━━━ SUPPLIED INFORMATION ━━━

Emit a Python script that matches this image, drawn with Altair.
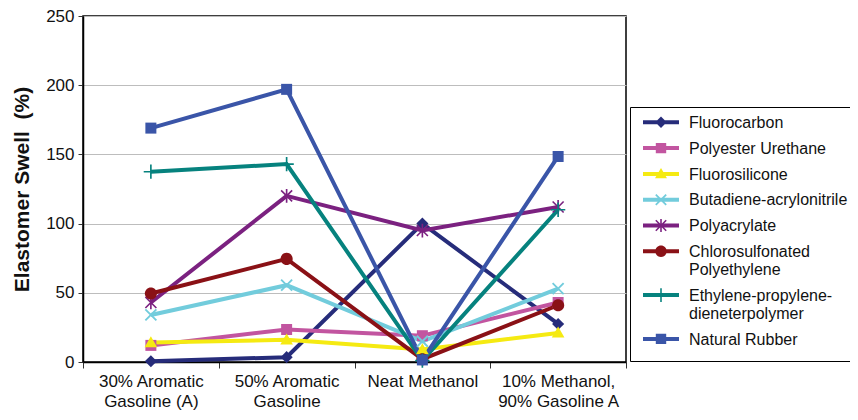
import math
import json
import altair as alt
import pandas as pd

# ---------------- data ----------------
conditions = ["30% Aromatic\nGasoline (A)", "50% Aromatic\nGasoline",
              "Neat Methanol", "10% Methanol,\n90% Gasoline A"]
series = ["Fluorocarbon", "Polyester Urethane", "Fluorosilicone",
          "Butadiene-acrylonitrile", "Polyacrylate",
          "Chlorosulfonated\nPolyethylene",
          "Ethylene-propylene-\ndieneterpolymer", "Natural Rubber"]
colors = ["#262C7A", "#C255A0", "#F5EA12", "#72CCDC",
          "#7B2180", "#8A1116", "#06827E", "#3A55A8"]

fluorocarbon = [0.5, 3.5, 100, 27.5]
polyester_urethane = [12, 23.5, 19, 43]
fluorosilicone = [14, 16, 9, 21]
butadiene_acrylonitrile = [34, 55.5, 15, 53]
polyacrylate = [43, 120, 95, 112]
chlorosulfonated_pe = [49.5, 74.5, 2, 41]
epdm = [137.5, 143, 1, 110]
natural_rubber = [169, 197, 1.5, 148.5]

values = [fluorocarbon, polyester_urethane, fluorosilicone,
          butadiene_acrylonitrile, polyacrylate, chlorosulfonated_pe,
          epdm, natural_rubber]

rows = []
for s, vals in zip(series, values):
    for c, v in zip(conditions, vals):
        rows.append({"series": s, "condition": c, "swell": v})
df = pd.DataFrame(rows)

# ---------------- marker shapes (unit paths) ----------------
def poly(pts):
    n = len(pts)
    a = sum(pts[i][0] * pts[(i + 1) % n][1] - pts[(i + 1) % n][0] * pts[i][1] for i in range(n))
    if a < 0:
        pts = pts[::-1]
    return "M" + "L".join(f"{x:.3f},{y:.3f}" for x, y in pts) + "Z"

def bar(x1, y1, x2, y2, t):
    dx, dy = x2 - x1, y2 - y1
    L = math.hypot(dx, dy)
    nx, ny = -dy / L * t, dx / L * t
    return poly([(x1 + nx, y1 + ny), (x2 + nx, y2 + ny), (x2 - nx, y2 - ny), (x1 - nx, y1 - ny)])

def circ(r, cy=0.0):
    return (f"M{-r:.3f},{cy:.3f}A{r:.3f},{r:.3f} 0 1,1 {r:.3f},{cy:.3f}"
            f"A{r:.3f},{r:.3f} 0 1,1 {-r:.3f},{cy:.3f}Z")

def marker(kind, s=1.0, cy=0.0):
    if kind == "diamond":
        return poly([(0, cy - 1.1 * s), (1.1 * s, cy), (0, cy + 1.1 * s), (-1.1 * s, cy)])
    if kind == "square":
        return poly([(-s, cy - s), (s, cy - s), (s, cy + s), (-s, cy + s)])
    if kind == "triangle":
        return poly([(0, cy - 1.15 * s), (1.15 * s, cy + 0.85 * s), (-1.15 * s, cy + 0.85 * s)])
    if kind == "x":
        return (bar(-s, cy - s, s, cy + s, 0.17 * s) + bar(-s, cy + s, s, cy - s, 0.17 * s))
    if kind == "asterisk":
        return (bar(-s, cy - s, s, cy + s, 0.15 * s) + bar(-s, cy + s, s, cy - s, 0.15 * s)
                + bar(0, cy - 1.25 * s, 0, cy + 1.25 * s, 0.15 * s))
    if kind == "circle":
        return circ(1.1 * s, cy)
    if kind == "plus":
        return (bar(-1.3 * s, cy, 1.3 * s, cy, 0.15 * s) + bar(0, cy - 1.3 * s, 0, cy + 1.3 * s, 0.15 * s))

kinds = ["diamond", "square", "triangle", "x", "asterisk", "circle", "plus", "square"]
chart_shapes = [marker(k, 1.0) for k in kinds]
# legend symbol: 16px nominal box (8 px per unit); line 36px long, marker ~10px
shift = -0.71   # lift symbol to the middle of the first label line
legend_shapes = [bar(-2.25, shift, 2.25, shift, 0.25) + marker(k, 0.65, shift) for k in kinds]

# ---------------- encodings ----------------
x_enc = alt.X(
    "condition:N", sort=conditions, bandPosition=0.5,
    scale=alt.Scale(type="band", domain=conditions, paddingInner=0, paddingOuter=0),
    axis=alt.Axis(title=None, labelExpr="split(datum.label, '\\n')", labelAngle=0,
                  labelFontSize=17, labelColor="#111111", labelLineHeight=20,
                  labelPadding=5, tickBand="extent", tickSize=6, tickColor="#333333",
                  domainColor="black", domainWidth=1.5, grid=False, labelBaseline="top"),
)
y_enc = alt.Y(
    "swell:Q",
    scale=alt.Scale(domain=[0, 250], nice=False),
    axis=alt.Axis(title="Elastomer Swell\u00a0 (%)", titleFontSize=21, titleFontWeight="bold",
                  titleColor="#111111", titlePadding=13, values=[0, 50, 100, 150, 200, 250],
                  labelFontSize=17, labelColor="#111111", labelPadding=4, tickSize=5,
                  tickColor="#333333", domainColor="black", domainWidth=1.5,
                  gridColor="#BDBDBD", gridWidth=1),
)

def color_scale():
    return alt.Scale(domain=series, range=colors)

legend = alt.Legend(
    title=None, orient="none", legendX=547, legendY=91,
    strokeColor="black", fillColor="white", padding=13,
    labelFontSize=16, labelColor="#111111", labelLimit=400,
    symbolOffset=10, labelOffset=20,
    labelExpr="split(datum.label, '\\n')", labelBaseline="alphabetic",
    symbolSize=256, symbolStrokeWidth=0, symbolOpacity=1, rowPadding=9.8,
)

lines = alt.Chart(df).transform_calculate(
    cond_idx="indexof(" + json.dumps(conditions) + ", datum.condition)"
).mark_line(strokeWidth=4).encode(
    x=x_enc, y=y_enc,
    color=alt.Color("series:N", scale=color_scale(), sort=series, legend=None),
    order=alt.Order("cond_idx:Q"),
)

points = alt.Chart(df).mark_point(filled=True, size=121, opacity=1).encode(
    x=x_enc, y=y_enc,
    color=alt.Color("series:N", scale=color_scale(), sort=series, legend=None),
    shape=alt.Shape("series:N", scale=alt.Scale(domain=series, range=chart_shapes), legend=None),
)

legend_layer = alt.Chart(df).transform_filter("false").mark_point(
    filled=True, opacity=1
).encode(
    x=x_enc, y=y_enc,
    color=alt.Color("series:N", scale=color_scale(), sort=series, legend=legend),
    shape=alt.Shape("series:N", scale=alt.Scale(domain=series, range=legend_shapes),
                    sort=series, legend=legend),
)

chart = alt.layer(lines, points, legend_layer).resolve_scale(
    shape="independent", color="independent"
).properties(
    width=543, height=346,
    autosize=alt.AutoSizeParams(type="none"),
    padding={"left": 75, "top": 8, "right": 224, "bottom": 50},
).configure(
    font="Liberation Sans", style={"guide-label": {"lineHeight": 18}}
).configure_view(
    stroke="black", strokeWidth=1.5
)

chart.save("out.html", embed_options={"renderer": "svg", "actions": False})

━━━

SHORT EXERCISE => Leave out any pictures and return exactly the lines from the beginning of the data through the line with "epdm, natural_rubber]", inclusive.

THE RESULT =>
Emit a Python script that matches this image, drawn with Altair.
import math
import json
import altair as alt
import pandas as pd

# ---------------- data ----------------
conditions = ["30% Aromatic\nGasoline (A)", "50% Aromatic\nGasoline",
              "Neat Methanol", "10% Methanol,\n90% Gasoline A"]
series = ["Fluorocarbon", "Polyester Urethane", "Fluorosilicone",
          "Butadiene-acrylonitrile", "Polyacrylate",
          "Chlorosulfonated\nPolyethylene",
          "Ethylene-propylene-\ndieneterpolymer", "Natural Rubber"]
colors = ["#262C7A", "#C255A0", "#F5EA12", "#72CCDC",
          "#7B2180", "#8A1116", "#06827E", "#3A55A8"]

fluorocarbon = [0.5, 3.5, 100, 27.5]
polyester_urethane = [12, 23.5, 19, 43]
fluorosilicone = [14, 16, 9, 21]
butadiene_acrylonitrile = [34, 55.5, 15, 53]
polyacrylate = [43, 120, 95, 112]
chlorosulfonated_pe = [49.5, 74.5, 2, 41]
epdm = [137.5, 143, 1, 110]
natural_rubber = [169, 197, 1.5, 148.5]

values = [fluorocarbon, polyester_urethane, fluorosilicone,
          butadiene_acrylonitrile, polyacrylate, chlorosulfonated_pe,
          epdm, natural_rubber]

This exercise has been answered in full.